The wings must start and work off the field; that’s a safe place at least for a while. When the play ends the wings will generally pinch in as they mark the progress. Stopping at the nine-yard marks is the expected norm but when the ball is downed near the line-to-gain, at least one wing should go all the way to the ball. That indicates a decisive determination of the spot and the movement clearly has a purpose.

The greatest variations in how wings officiate a game occur during the play. Some officials will freeze as they read the blocks to determine pass or run. It’s better to shuffle a few steps downfield while reading the blocks. Most plays will gain yardage and those few initial steps can aid in keeping up with the play. If the play never goes beyond the line, the official is still close enough to retreat and cover it.

Observing the action from off the field is usually safe, but can become a risky proposition if the official finds himself in the path of the runner and his pursuers.
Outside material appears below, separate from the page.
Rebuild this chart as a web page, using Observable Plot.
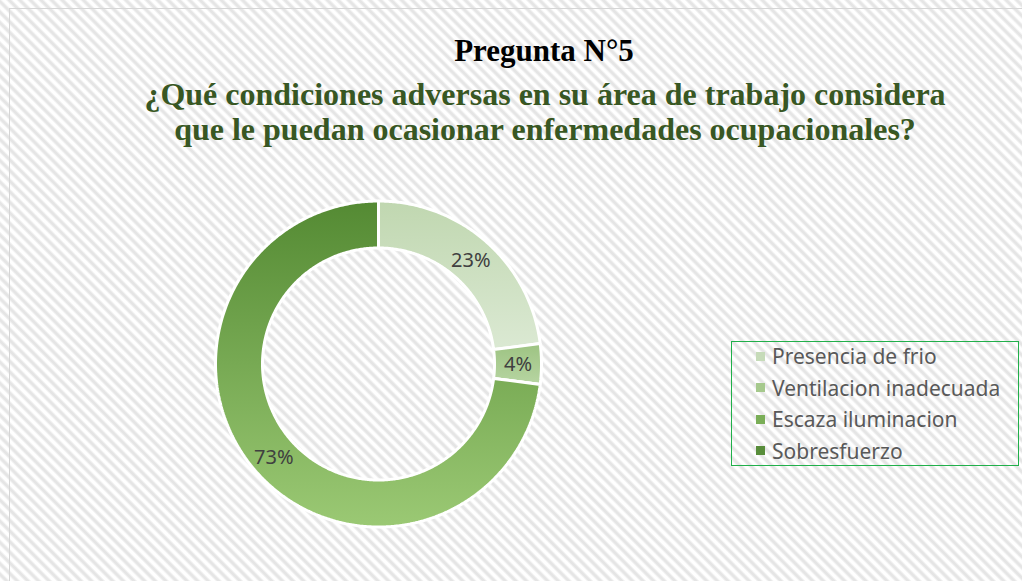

Therein lies the importance of keeping the sideline clear so the official can step back as far as necessary. At some point, the sideline official must let the players pass by. If he shows how adeptly he can move by getting farther downfield than the players, someone will eventually run him over.

On long runs, especially breakaways for touchdowns, some wing officials see the play as a challenge to beat the runner to the goalline. While that might appear to be impressive, it is unlikely any officiating is accomplished. The back judge is responsible for the goalline and the sideline official is needed to watch the action behind the runner, which can be done from a trail position.


The referee should be 12-15 yards deep and at least as wide as the tight end; that will buy him some time to observe the blocking as the quarterback drops back into the pocket. That width allows him to cover the sideline before the quarterback can scramble there. His depth provides protection and ensures he doesn’t get too close to a play where action will explode on him. Like the back judge, the white hat must keep a buffer (if the quarterback drops back, so must the referee).

If the quarterback is sacked, the referee must briskly attend to him. His immediate presence will deter cheap shots while the quarterback is on the ground. When a run ends behind the line, the referee should be there quickly to help the umpire supervise the unpiling of players. If the quarterback rolls out away from the referee, he must trail the play and observe the action among the players in view. Attempting to pass up the quarterback or any other runner and beat them to the opposite sideline is generally futile.

After the play, there isn’t much value in the referee running to the line unless he needs to check for a first down or he needs to assist with the pile. If the ball is clearly short or beyond the line-to-gain, the line judge can give the referee the appropriate indication and the referee can signal it from the offensive backfield. The referee sharply moving away from players toward the press box to give foul signals so they may be more clearly viewed is movement with a purpose. After dead-ball officiating is complete, the referee should get into position before blowing the ready so he doesn’t have to hurry to get set before the snap.


The umpire has limited options as he is in the most precarious position. A local umpire got knocked down in three successive games. A video review revealed he was planting himself immediately behind the defensive line and in front of the linebackers. Most manuals prescribe four to seven yards deep but the positions of the linebackers are a better gauge. The umpire must start behind them and at least two steps away.

When the play comes at the umpire, there is no surefire way to avoid contact. In some cases, it may make sense to freeze and let the players maneuver while in other scenarios the umpire must move. Most umpire movement during live-ball action consists of pivoting. An umpire must gauge the nature of a run through the line and should train himself to pivot out of the way. That is easy to say but often not easy to do, yet skillful and alert individuals are often able to skip out of harm’s way and not be caught in the crush of players.

On pass plays, the umpire must get to the line to rule on screen passes that may cross the line and on quarterbacks who cross the line before passing the ball. That movement is not as much about speed as it is about recognition of a pass play. In fact, it must be a purposeful move because the umpire must watch for holding as he moves to the line.

On punts, the umpire should start deeper; about 10 yards is ideal. Once the ball is kicked, linemen of both teams will abruptly turn to follow the ball and the umpire does not want to be in the area where the blind turns are made.